While builders see the need for less parking across the board, for now they’re mostly constrained by local building codes. Zoning and regulations of municipalities often mandate minimum parking ratios, whether or not the space is needed.
““Sometimes they need to actually get changed in order to permit the kind of flexibility innovative organizations want to employ,” says Ken Meyer, a principal at Deloitte. Cohen of Gensler calls the building codes “antiquated” for the coming drop in demand for parking.
Advantage, REITs
Still, building adaptable garages and waiting for people to change behavior is a tough sell for developers looking to quickly sell a completed asset and move on. REITs, on the other hand, have an advantage as they build new garages in their development pipelines. Yes, the cost is higher, but as long-term holders of real estate, it’s often worthwhile to spend more now than having to demolish a garage down the road.

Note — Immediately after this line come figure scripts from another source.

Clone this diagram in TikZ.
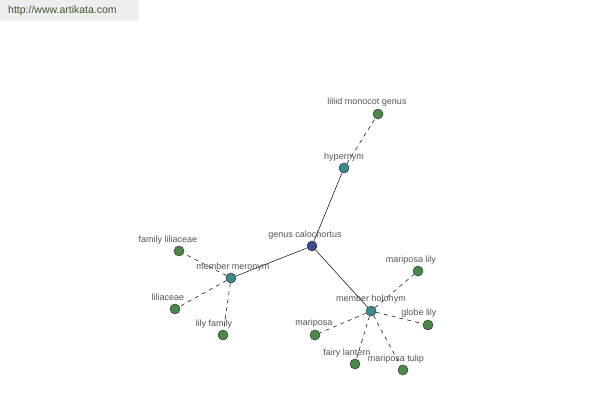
\documentclass[tikz,border=0pt]{standalone}
\usepackage{fontspec}
\setmainfont{Liberation Sans}
\definecolor{hubc}{HTML}{3D4A94}
\definecolor{relc}{HTML}{3A8C8E}
\definecolor{leafc}{HTML}{4A8A48}
\definecolor{labc}{HTML}{555555}
\definecolor{hdrbg}{HTML}{EEEEEE}
\definecolor{hdrtx}{HTML}{3E5530}
\begin{document}
\begin{tikzpicture}[x=1pt,y=-1pt,
  dot/.style={circle,draw=black!80,line width=0.5pt,minimum size=10pt,inner sep=0pt},
  hub/.style={dot,fill=hubc},
  rel/.style={dot,fill=relc},
  leaf/.style={dot,fill=leafc},
  lab/.style={font=\fontsize{9}{10}\selectfont,text=labc,inner sep=0pt},
  solidedge/.style={draw=black,line width=0.5pt},
  dashedge/.style={draw=black,line width=0.5pt,dash pattern=on 4pt off 4pt}]
\useasboundingbox (0,0) rectangle (600,400);
\fill[white] (0,0) rectangle (600,400);
\node[fill=hdrbg,minimum width=139pt,minimum height=21pt,anchor=north west,inner sep=0pt] (hdr) at (0,0) {};
\node[font=\fontsize{10.5}{11}\selectfont,text=hdrtx,anchor=west,inner sep=0pt] (url) at (8,11) {http://www.artikata.com};
% nodes
\node[hub] (g) at (312,246) {};
\node[rel] (hyp) at (344,168) {};
\node[leaf] (lmg) at (378,114) {};
\node[rel] (mer) at (231,278) {};
\node[leaf] (fl) at (179,251) {};
\node[leaf] (lil) at (175,309) {};
\node[leaf] (lf) at (223,335) {};
\node[rel] (hol) at (371,311) {};
\node[leaf] (ml) at (418,271) {};
\node[leaf] (gl) at (428,325) {};
\node[leaf] (mp) at (315,335) {};
\node[leaf] (fla) at (355,364) {};
\node[leaf] (mt) at (403,370) {};
% edges
\draw[solidedge] (g) -- (hyp);
\draw[solidedge] (g) -- (mer);
\draw[solidedge] (g) -- (hol);
\draw[dashedge] (hyp) -- (lmg);
\draw[dashedge] (mer) -- (fl);
\draw[dashedge] (mer) -- (lil);
\draw[dashedge] (mer) -- (lf);
\draw[dashedge] (hol) -- (ml);
\draw[dashedge] (hol) -- (gl);
\draw[dashedge] (hol) -- (mp);
\draw[dashedge] (hol) -- (fla);
\draw[dashedge] (hol) -- (mt);
% labels
\node[lab] (tg) at (305,235) {genus calochortus};
\node[lab] (thyp) at (344,157) {hypernym};
\node[lab] (tlmg) at (367,102) {liliid monocot genus};
\node[lab] (tmer) at (233,267) {member meronym};
\node[lab] (tfl) at (168,240) {family liliaceae};
\node[lab] (tlil) at (168,297) {liliaceae};
\node[lab] (tlf) at (214,324) {lily family};
\node[lab] (thol) at (371,299) {member holonym};
\node[lab] (tml) at (411,260) {mariposa lily};
\node[lab] (tgl) at (419,313) {globe lily};
\node[lab] (tmp) at (314,323) {mariposa};
\node[lab] (tfla) at (347,353) {fairy lantern};
\node[lab] (tmt) at (396,359) {mariposa tulip};
\end{tikzpicture}
\end{document}
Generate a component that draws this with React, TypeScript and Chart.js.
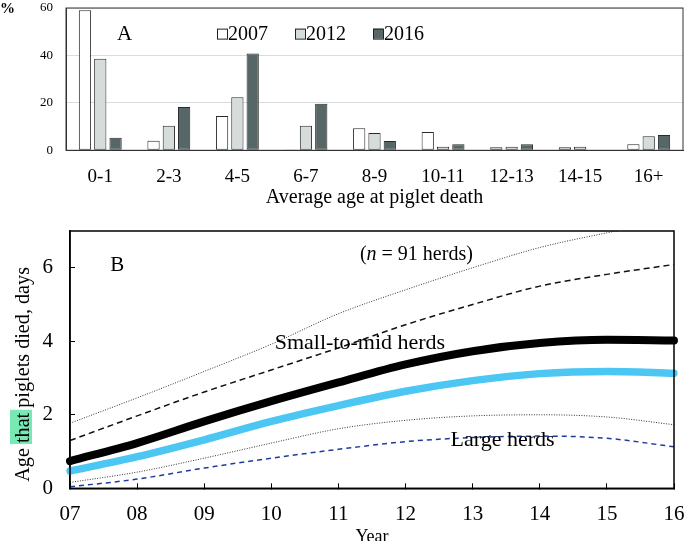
import React, { useEffect, useRef } from 'react';
import { Chart, registerables } from 'chart.js';

Chart.register(...registerables);

const FONT = "'Liberation Serif', 'Times New Roman', serif";

// Panel A
const ageLabels = ['0-1', '2-3', '4-5', '6-7', '8-9', '10-11', '12-13', '14-15', '16+'];
const pct2007 = [59, 4, 14.5, 0.3, 9.3, 7.7, 1.3, 1.3, 2.5];
const pct2012 = [38.6, 10.4, 22.4, 10.4, 7.3, 1.5, 1.5, 1.5, 5.9];
const pct2016 = [5.3, 18.3, 40.8, 19.6, 3.9, 2.5, 2.5, 0, 6.5];
const yTicksA = [0, 20, 40, 60];

// Panel B
const yearLabels = ['07', '08', '09', '10', '11', '12', '13', '14', '15', '16'];
const smallMidMean = [0.74, 1.23, 1.82, 2.37, 2.88, 3.37, 3.73, 3.95, 4.04, 4.02];
const largeMean = [0.47, 0.86, 1.32, 1.82, 2.25, 2.64, 2.93, 3.12, 3.18, 3.13];
const smallMidUpper = [1.3, 1.97, 2.62, 3.22, 3.82, 4.45, 5.0, 5.5, 5.82, 6.09];
const outerUpper = [1.77, 2.46, 3.18, 3.92, 4.75, 5.4, 6.0, 6.55, 6.95, 7.3];
const outerLower = [0.16, 0.44, 0.82, 1.23, 1.62, 1.85, 1.97, 2.0, 1.94, 1.73];
const largeLower = [0.04, 0.25, 0.55, 0.82, 1.06, 1.27, 1.38, 1.42, 1.36, 1.13];
const yTicksB = [0, 2, 4, 6];

const boxPlugin = (id: string, color: string, width: number) => ({
  id,
  afterDraw(chart: any) {
    const { ctx, chartArea: a } = chart;
    ctx.save();
    ctx.strokeStyle = color;
    ctx.lineWidth = width;
    ctx.strokeRect(a.left, a.top, a.right - a.left, a.bottom - a.top);
    ctx.restore();
  },
});

const fixSize = (dim: 'width' | 'height', v: number) => (s: any) => {
  s[dim] = v;
  s.paddingTop = 0;
  s.paddingBottom = 0;
  s.paddingLeft = 0;
  s.paddingRight = 0;
};

export default function App() {
  const refA = useRef<HTMLCanvasElement>(null);
  const refB = useRef<HTMLCanvasElement>(null);

  useEffect(() => {
    const annotA = {
      id: 'annotA',
      afterDraw(chart: any) {
        const { ctx, chartArea: a } = chart;
        const ys = chart.scales.y;
        ctx.save();
        ctx.fillStyle = '#000';
        ctx.font = `bold 15px ${FONT}`;
        ctx.textBaseline = 'middle';
        ctx.textAlign = 'left';
        ctx.fillText('%', 0, a.top + 1);
        ctx.font = `21px ${FONT}`;
        ctx.fillText('A', a.left + 51, ys.getPixelForValue(48.8));
        const yc = ys.getPixelForValue(49.2);
        let x = a.left + 151;
        ctx.font = `20px ${FONT}`;
        chart.data.datasets.forEach((ds: any) => {
          ctx.fillStyle = ds.backgroundColor;
          ctx.fillRect(x, yc - 5, 10, 10);
          ctx.strokeStyle = '#222';
          ctx.lineWidth = 1;
          ctx.strokeRect(x + 0.5, yc - 4.5, 10, 10);
          ctx.fillStyle = '#000';
          ctx.fillText(ds.label, x + 11, yc + 1);
          x += 78;
        });
        ctx.restore();
      },
    };

    const chartA = new Chart(refA.current!, {
      type: 'bar',
      data: {
        labels: ageLabels,
        datasets: [
          { label: '2007', data: pct2007, backgroundColor: '#ffffff', borderColor: '#2a2a2a', borderWidth: 1, borderSkipped: false },
          { label: '2012', data: pct2012, backgroundColor: '#d5dcd9', borderColor: '#2a2a2a', borderWidth: 1, borderSkipped: false },
          { label: '2016', data: pct2016, backgroundColor: '#576767', borderColor: '#2a2a2a', borderWidth: 1, borderSkipped: false },
        ],
      },
      options: {
        responsive: false,
        animation: false,
        layout: { autoPadding: false, padding: { top: 8, right: 2, left: 0, bottom: 0 } } as any,
        datasets: { bar: { categoryPercentage: 0.67, barPercentage: 0.8 } } as any,
        plugins: { legend: { display: false }, tooltip: { enabled: false } },
        scales: {
          x: {
            grid: { display: false, drawTicks: false },
            border: { display: true, color: '#333', width: 1 },
            ticks: { font: { family: FONT, size: 19 }, color: '#000', padding: 15, maxRotation: 0, autoSkip: false },
            title: {
              display: true,
              text: 'Average age at piglet death',
              font: { family: FONT, size: 20 },
              color: '#000',
              padding: { top: 0, bottom: 0 },
            },
            afterFit: fixSize('height', 59.7),
          },
          y: {
            min: 0,
            max: 60,
            afterBuildTicks(s: any) { s.ticks = yTicksA.map((v) => ({ value: v })); },
            grid: { color: '#d7dddd', drawTicks: false, lineWidth: 1 },
            border: { display: true, color: '#333', width: 1 },
            ticks: { font: { family: FONT, size: 13 }, color: '#000', padding: 13 },
            afterFit: fixSize('width', 66),
          },
        },
      },
      plugins: [boxPlugin('boxA', '#333', 1), annotA],
    });

    const annotB = {
      id: 'annotB',
      afterDraw(chart: any) {
        const { ctx } = chart;
        const xs = chart.scales.x;
        const ys = chart.scales.y;
        const px = (v: number) => xs.left + (v / (yearLabels.length - 1)) * (xs.right - xs.left);
        ctx.save();
        ctx.fillStyle = '#000';
        ctx.textBaseline = 'middle';
        ctx.textAlign = 'left';
        ctx.font = `21px ${FONT}`;
        ctx.fillText('B', px(0.6), ys.getPixelForValue(6.07));
        ctx.font = `20px ${FONT}`;
        let x = px(4.32);
        const yN = ys.getPixelForValue(6.36);
        ctx.fillText('(', x, yN); x += ctx.measureText('(').width;
        ctx.font = `italic 20px ${FONT}`;
        ctx.fillText('n', x, yN); x += ctx.measureText('n').width;
        ctx.font = `20px ${FONT}`;
        ctx.fillText(' = 91 herds)', x, yN);
        ctx.font = `22px ${FONT}`;
        ctx.fillText('Small-to-mid herds', px(3.05), ys.getPixelForValue(3.95));
        ctx.fillText('Large herds', px(5.67), ys.getPixelForValue(1.32));

        // Y-axis title, rotated, with highlighted word
        const parts = ['Age ', 'that', ' piglets died, days'];
        ctx.font = `20.2px ${FONT}`;
        const widths = parts.map((p) => ctx.measureText(p).width);
        const total = widths.reduce((s, w) => s + w, 0);
        const cx = 23;
        const cy = ys.getPixelForValue(3.1);
        ctx.translate(cx, cy);
        ctx.rotate(-Math.PI / 2);
        let rx = -total / 2;
        parts.forEach((p, i) => {
          if (p === 'that') {
            ctx.fillStyle = '#78e8b4';
            ctx.fillRect(rx - 1, -13, widths[i] + 4, 22);
          }
          ctx.fillStyle = '#000';
          ctx.fillText(p, rx, 1);
          rx += widths[i];
        });
        ctx.restore();
      },
    };

    const lineBase = { pointRadius: 0, cubicInterpolationMode: 'monotone' as const, fill: false };

    const chartB = new Chart(refB.current!, {
      type: 'line',
      data: {
        labels: yearLabels,
        datasets: [
          { ...lineBase, label: 'Small-to-mid herds', data: smallMidMean, borderColor: '#000', borderWidth: 8, borderCapStyle: 'round' },
          { ...lineBase, label: 'Large herds', data: largeMean, borderColor: '#4cc6f2', borderWidth: 7.5, borderCapStyle: 'round' },
          { ...lineBase, label: 'Small-to-mid upper', data: smallMidUpper, borderColor: '#111', borderWidth: 1.5, borderDash: [6, 4] },
          { ...lineBase, label: 'Upper bound', data: outerUpper, borderColor: '#333', borderWidth: 1, borderDash: [1, 1.5] },
          { ...lineBase, label: 'Lower bound', data: outerLower, borderColor: '#333', borderWidth: 1, borderDash: [1, 1.5] },
          { ...lineBase, label: 'Large lower', data: largeLower, borderColor: '#1e3c9e', borderWidth: 1.5, borderDash: [5, 4] },
        ],
      },
      options: {
        responsive: false,
        animation: false,
        layout: { autoPadding: false, padding: { top: 26, right: 11, left: 0, bottom: 0 } } as any,
        plugins: { legend: { display: false }, tooltip: { enabled: false } },
        scales: {
          x: {
            grid: { drawOnChartArea: false, drawTicks: true, tickLength: -5, color: '#000', lineWidth: 1 },
            border: { display: true, color: '#000', width: 1.5 },
            ticks: { font: { family: FONT, size: 21 }, color: '#000', padding: 19, maxRotation: 0, autoSkip: false },
            title: {
              display: true,
              text: 'Year',
              font: { family: FONT, size: 18 },
              color: '#000',
              padding: { top: 0, bottom: 12 },
            },
            afterFit: fixSize('height', 71.7),
          },
          y: {
            min: 0,
            max: 7,
            afterBuildTicks(s: any) { s.ticks = yTicksB.map((v) => ({ value: v })); },
            grid: { drawOnChartArea: false, drawTicks: true, tickLength: -5, color: '#000', lineWidth: 1 },
            border: { display: true, color: '#000', width: 1.5 },
            ticks: { font: { family: FONT, size: 21 }, color: '#000', padding: 22 },
            afterFit: fixSize('width', 70),
          },
        },
      },
      plugins: [boxPlugin('boxB', '#000', 1.5), annotB],
    });

    return () => {
      chartA.destroy();
      chartB.destroy();
    };
  }, []);

  return (
    <div style={{ position: 'fixed', left: 0, top: 0, width: 685, height: 541, overflow: 'hidden', background: '#fff' }}>
      <canvas ref={refA} width={685} height={210} style={{ position: 'absolute', left: 0, top: 0, width: 685, height: 210 }} />
      <canvas ref={refB} width={685} height={355} style={{ position: 'absolute', left: 0, top: 205, width: 685, height: 355 }} />
    </div>
  );
}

The strategy fits into Camden’s plan to spend more upfront on amenities and quality of materials, so it can keep operating costs down over time with lower maintenance and less capital expenditures when upgrades are needed. That leads to higher funds from operations, higher dividends, and by extension, higher net asset values assigned to the company, Campo notes.
We’re putting in better infrastructure systems that lead to lower operating costs,” he says. “If you are growing your NAV and FFO at a faster rate than you would otherwise—because you are being smart about how you build to maximize the efficiency of operating costs in the first five to 10 years—then all of sudden you are driving value and your stock price goes up.”
So overall, building garages for the future is an attractive choice for Camden.
“I would rather have a lower yield going in and spend the money up front, and then have a growing cash flow that isn’t impeded by issues five to 10 years out,” Campo says.